WHAT YOU SHOULD DO: Extract only the first line of the listing and every line after it up to and including the one with "plt.rcParams['font.family'] = ['Liberation". Omit the pictures.

SUPPLIED DATA:
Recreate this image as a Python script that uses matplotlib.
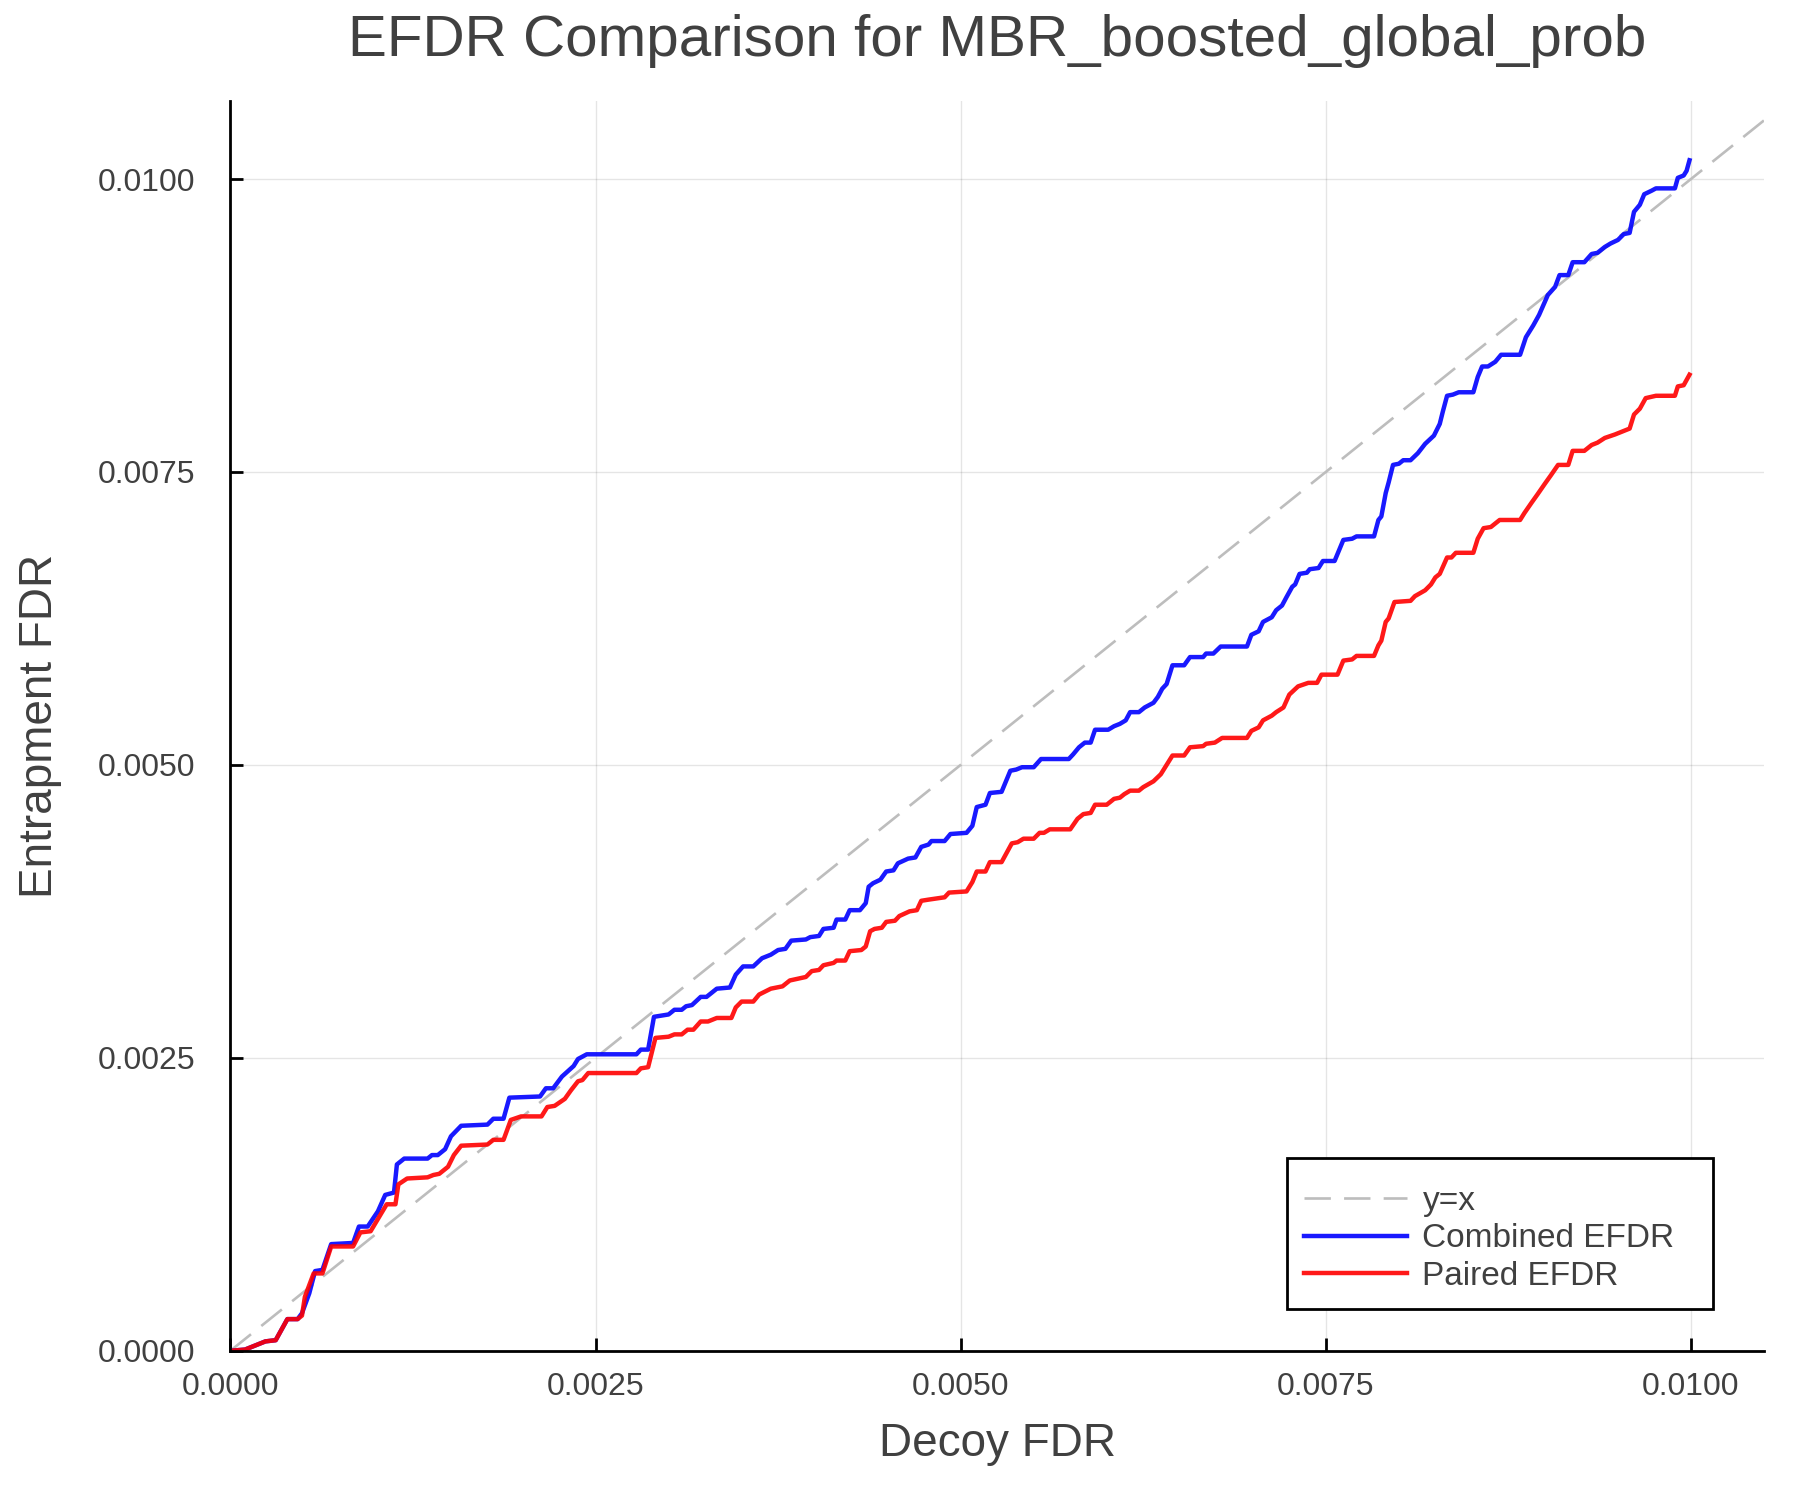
import matplotlib
matplotlib.use("Agg")
import matplotlib.pyplot as plt
from matplotlib.patches import Rectangle
import numpy as np

plt.rcParams['font.family'] = ['Liberation Sans', 'DejaVu Sans']

# decoy FDR (x) vs entrapment FDR (y)
combined_x = [0, 0.0001, 0.00024, 0.00031, 0.00039, 0.00046, 0.00049, 0.00054, 0.00058, 0.00063,
              0.00069, 0.00084, 0.00088, 0.00094, 0.00101, 0.00106, 0.00112, 0.00114, 0.00119, 0.00135,
              0.00138, 0.00142, 0.00147, 0.00151, 0.00158, 0.00176, 0.00180, 0.00187, 0.00191, 0.00212,
              0.00216, 0.00221, 0.00227, 0.00235, 0.00238, 0.00244, 0.00278, 0.00281, 0.00286, 0.00290,
              0.00300, 0.00304, 0.00309, 0.00312, 0.00316, 0.00322, 0.00326, 0.00333, 0.00342, 0.00346,
              0.00351, 0.00358, 0.00364, 0.00370, 0.00375, 0.00380, 0.00384, 0.00394, 0.00397, 0.00403,
              0.00406, 0.00413, 0.00415, 0.00421, 0.00424, 0.00431, 0.00435, 0.00437, 0.00440, 0.00445,
              0.00449, 0.00454, 0.00457, 0.00464, 0.00469, 0.00473, 0.00478, 0.00480, 0.00489, 0.00493,
              0.00504, 0.00508, 0.00511, 0.00517, 0.00520, 0.00528, 0.00534, 0.00538, 0.00542, 0.00550,
              0.00555, 0.00574, 0.00577, 0.00581, 0.00585, 0.00589, 0.00592, 0.00601, 0.00605, 0.00609,
              0.00613, 0.00616, 0.00622, 0.00626, 0.00632, 0.00635, 0.00638, 0.00641, 0.00645, 0.00653,
              0.00657, 0.00666, 0.00668, 0.00673, 0.00678, 0.00696, 0.00699, 0.00704, 0.00707, 0.00713,
              0.00716, 0.00720, 0.00723, 0.00727, 0.00729, 0.00732, 0.00737, 0.00739, 0.00745, 0.00748,
              0.00756, 0.00762, 0.00768, 0.00771, 0.00783, 0.00786, 0.00788, 0.00791, 0.00793, 0.00796,
              0.00800, 0.00803, 0.00808, 0.00813, 0.00818, 0.00824, 0.00828, 0.00830, 0.00833, 0.00837,
              0.00841, 0.00851, 0.00854, 0.00857, 0.00861, 0.00866, 0.00870, 0.00883, 0.00887, 0.00892,
              0.00896, 0.00902, 0.00907, 0.00910, 0.00916, 0.00919, 0.00927, 0.00932, 0.00936, 0.00941,
              0.00945, 0.00950, 0.00954, 0.00958, 0.00961, 0.00965, 0.00968, 0.00973, 0.00976, 0.00989,
              0.00991, 0.00995, 0.00997, 0.00999]
combined_y = [0, 0.00001, 0.00008, 0.00009, 0.00027, 0.00027, 0.00032, 0.00049, 0.00068, 0.00069,
              0.00091, 0.00092, 0.00106, 0.00106, 0.00119, 0.00133, 0.00135, 0.00159, 0.00164, 0.00164,
              0.00167, 0.00167, 0.00172, 0.00183, 0.00192, 0.00193, 0.00198, 0.00198, 0.00216, 0.00217,
              0.00224, 0.00224, 0.00234, 0.00243, 0.00249, 0.00253, 0.00253, 0.00257, 0.00257, 0.00285,
              0.00287, 0.00291, 0.00291, 0.00294, 0.00295, 0.00302, 0.00302, 0.00309, 0.00310, 0.00321,
              0.00328, 0.00328, 0.00335, 0.00338, 0.00342, 0.00343, 0.00350, 0.00351, 0.00353, 0.00354,
              0.00360, 0.00361, 0.00368, 0.00368, 0.00376, 0.00376, 0.00382, 0.00396, 0.00399, 0.00402,
              0.00409, 0.00410, 0.00416, 0.00420, 0.00421, 0.00430, 0.00432, 0.00435, 0.00435, 0.00441,
              0.00442, 0.00448, 0.00464, 0.00466, 0.00476, 0.00477, 0.00495, 0.00496, 0.00498, 0.00498,
              0.00505, 0.00505, 0.00509, 0.00515, 0.00519, 0.00519, 0.00530, 0.00530, 0.00533, 0.00535,
              0.00538, 0.00545, 0.00545, 0.00549, 0.00553, 0.00558, 0.00565, 0.00569, 0.00585, 0.00585,
              0.00592, 0.00592, 0.00595, 0.00595, 0.00601, 0.00601, 0.00611, 0.00614, 0.00622, 0.00626,
              0.00632, 0.00636, 0.00643, 0.00652, 0.00654, 0.00663, 0.00664, 0.00667, 0.00668, 0.00674,
              0.00674, 0.00692, 0.00693, 0.00695, 0.00695, 0.00709, 0.00712, 0.00732, 0.00741, 0.00756,
              0.00757, 0.00760, 0.00760, 0.00766, 0.00774, 0.00781, 0.00791, 0.00801, 0.00815, 0.00816,
              0.00818, 0.00818, 0.00831, 0.00840, 0.00840, 0.00844, 0.00850, 0.00850, 0.00865, 0.00875,
              0.00884, 0.00901, 0.00908, 0.00918, 0.00918, 0.00929, 0.00929, 0.00936, 0.00937, 0.00942,
              0.00945, 0.00948, 0.00953, 0.00954, 0.00972, 0.00978, 0.00987, 0.00990, 0.00992, 0.00992,
              0.01001, 0.01003, 0.01007, 0.01016]

paired_x = [0, 0.0001, 0.00024, 0.00031, 0.00039, 0.00046, 0.00049, 0.00051, 0.00057, 0.00063,
            0.00069, 0.00084, 0.00089, 0.00096, 0.00107, 0.00113, 0.00115, 0.00121, 0.00135, 0.00139,
            0.00143, 0.00149, 0.00153, 0.00158, 0.00176, 0.00180, 0.00187, 0.00192, 0.00199, 0.00213,
            0.00217, 0.00222, 0.00229, 0.00233, 0.00238, 0.00241, 0.00245, 0.00278, 0.00281, 0.00286,
            0.00291, 0.00300, 0.00304, 0.00309, 0.00313, 0.00317, 0.00322, 0.00327, 0.00333, 0.00343,
            0.00346, 0.00350, 0.00358, 0.00362, 0.00370, 0.00378, 0.00383, 0.00394, 0.00398, 0.00403,
            0.00406, 0.00413, 0.00415, 0.00421, 0.00424, 0.00432, 0.00435, 0.00438, 0.00441, 0.00446,
            0.00449, 0.00455, 0.00458, 0.00465, 0.00470, 0.00473, 0.00478, 0.00489, 0.00492, 0.00504,
            0.00508, 0.00511, 0.00517, 0.00520, 0.00528, 0.00535, 0.00539, 0.00543, 0.00550, 0.00554,
            0.00557, 0.00561, 0.00575, 0.00580, 0.00584, 0.00589, 0.00592, 0.00600, 0.00605, 0.00609,
            0.00612, 0.00616, 0.00622, 0.00625, 0.00632, 0.00637, 0.00640, 0.00645, 0.00653, 0.00657,
            0.00666, 0.00668, 0.00674, 0.00679, 0.00696, 0.00699, 0.00704, 0.00707, 0.00713, 0.00716,
            0.00721, 0.00725, 0.00731, 0.00738, 0.00744, 0.00747, 0.00758, 0.00762, 0.00768, 0.00771,
            0.00783, 0.00786, 0.00788, 0.00791, 0.00793, 0.00797, 0.00808, 0.00811, 0.00818, 0.00822,
            0.00825, 0.00828, 0.00833, 0.00836, 0.00839, 0.00851, 0.00854, 0.00858, 0.00863, 0.00869,
            0.00883, 0.00886, 0.00891, 0.00895, 0.00900, 0.00904, 0.00909, 0.00916, 0.00919, 0.00927,
            0.00932, 0.00936, 0.00941, 0.00948, 0.00952, 0.00958, 0.00961, 0.00965, 0.00969, 0.00976,
            0.00989, 0.00991, 0.00995, 0.00999]
paired_y = [0, 0.00001, 0.00008, 0.00009, 0.00027, 0.00027, 0.00030, 0.00046, 0.00066, 0.00066,
            0.00089, 0.00089, 0.00101, 0.00102, 0.00125, 0.00125, 0.00142, 0.00147, 0.00148, 0.00150,
            0.00151, 0.00157, 0.00167, 0.00175, 0.00176, 0.00180, 0.00180, 0.00197, 0.00200, 0.00200,
            0.00208, 0.00209, 0.00215, 0.00222, 0.00230, 0.00231, 0.00237, 0.00237, 0.00241, 0.00242,
            0.00267, 0.00268, 0.00270, 0.00270, 0.00274, 0.00274, 0.00281, 0.00281, 0.00284, 0.00284,
            0.00293, 0.00298, 0.00298, 0.00304, 0.00309, 0.00311, 0.00316, 0.00319, 0.00324, 0.00325,
            0.00329, 0.00331, 0.00333, 0.00333, 0.00341, 0.00342, 0.00345, 0.00358, 0.00360, 0.00361,
            0.00366, 0.00367, 0.00371, 0.00375, 0.00376, 0.00384, 0.00385, 0.00387, 0.00391, 0.00392,
            0.00400, 0.00409, 0.00409, 0.00417, 0.00417, 0.00433, 0.00434, 0.00437, 0.00437, 0.00442,
            0.00442, 0.00445, 0.00445, 0.00454, 0.00458, 0.00459, 0.00466, 0.00466, 0.00471, 0.00472,
            0.00475, 0.00478, 0.00478, 0.00481, 0.00486, 0.00492, 0.00498, 0.00508, 0.00508, 0.00515,
            0.00516, 0.00518, 0.00519, 0.00523, 0.00523, 0.00529, 0.00532, 0.00538, 0.00542, 0.00545,
            0.00549, 0.00560, 0.00567, 0.00570, 0.00570, 0.00577, 0.00577, 0.00589, 0.00590, 0.00593,
            0.00593, 0.00602, 0.00606, 0.00622, 0.00625, 0.00639, 0.00640, 0.00644, 0.00649, 0.00654,
            0.00660, 0.00663, 0.00677, 0.00677, 0.00681, 0.00681, 0.00693, 0.00702, 0.00703, 0.00709,
            0.00709, 0.00715, 0.00724, 0.00731, 0.00740, 0.00747, 0.00756, 0.00756, 0.00768, 0.00768,
            0.00773, 0.00775, 0.00779, 0.00782, 0.00784, 0.00787, 0.00799, 0.00804, 0.00813, 0.00815,
            0.00815, 0.00823, 0.00824, 0.00833]

ticks = [0.0, 0.0025, 0.005, 0.0075, 0.01]
x_max = 0.0105
y_max = 0.01067
text_col = '#404040'

fig = plt.figure(figsize=(18, 15), dpi=100)
ax = fig.add_axes([0.128, 0.0995, 0.852, 0.8335])

diag = np.array([0.0, x_max])
ax.plot(diag, diag, color='#bdbdbd', lw=1.9, dashes=[10, 5], label='y=x')
ax.plot(combined_x, combined_y, color='#0000ff', alpha=0.9, lw=3.2, label='Combined EFDR')
ax.plot(paired_x, paired_y, color='#ff0000', alpha=0.9, lw=3.2, label='Paired EFDR')

ax.set_xlim(0, x_max)
ax.set_ylim(0, y_max)
ax.set_xticks(ticks)
ax.set_yticks(ticks)
ax.set_xticklabels(['%.4f' % t for t in ticks])
ax.set_yticklabels(['%.4f' % t for t in ticks])
ax.grid(True, color='black', alpha=0.1, lw=1.0)

for s in ['top', 'right']:
    ax.spines[s].set_visible(False)
for s in ['left', 'bottom']:
    ax.spines[s].set_linewidth(2.0)
ax.tick_params(direction='in', length=9.5, width=2.0, labelsize=23, labelcolor=text_col)
ax.tick_params(axis='y', pad=25)
ax.tick_params(axis='x', pad=15)

ax.set_title('EFDR Comparison for MBR_boosted_global_prob', fontsize=42, color=text_col, pad=32)
ax.set_xlabel('Decoy FDR', fontsize=33, color=text_col, va='center')
ax.set_ylabel('Entrapment FDR', fontsize=33, color=text_col, va='center')
ax.xaxis.set_label_coords(0.5, -0.0746)
ax.yaxis.set_label_coords(-0.124, 0.5)

# legend box drawn separately so the padding matches the reference
box = Rectangle((0.715, 0.1273), 0.2366, 0.1007, transform=fig.transFigure,
                facecolor='white', edgecolor='black', lw=2.0, zorder=5, clip_on=False)
ax.add_patch(box)
leg = ax.legend(loc='upper left', bbox_to_anchor=(0.7245, 0.2095), bbox_transform=fig.transFigure,
                fontsize=24, frameon=False, handlelength=3.1, handletextpad=0.45,
                labelspacing=0.2, borderpad=0, borderaxespad=0)
leg.set_zorder(6)
for t in leg.get_texts():
    t.set_color(text_col)

fig.savefig('out.png', dpi=100)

WORKED ANSWER:
Recreate this image as a Python script that uses matplotlib.
import matplotlib
matplotlib.use("Agg")
import matplotlib.pyplot as plt
from matplotlib.patches import Rectangle
import numpy as np

plt.rcParams['font.family'] = ['Liberation Sans', 'DejaVu Sans']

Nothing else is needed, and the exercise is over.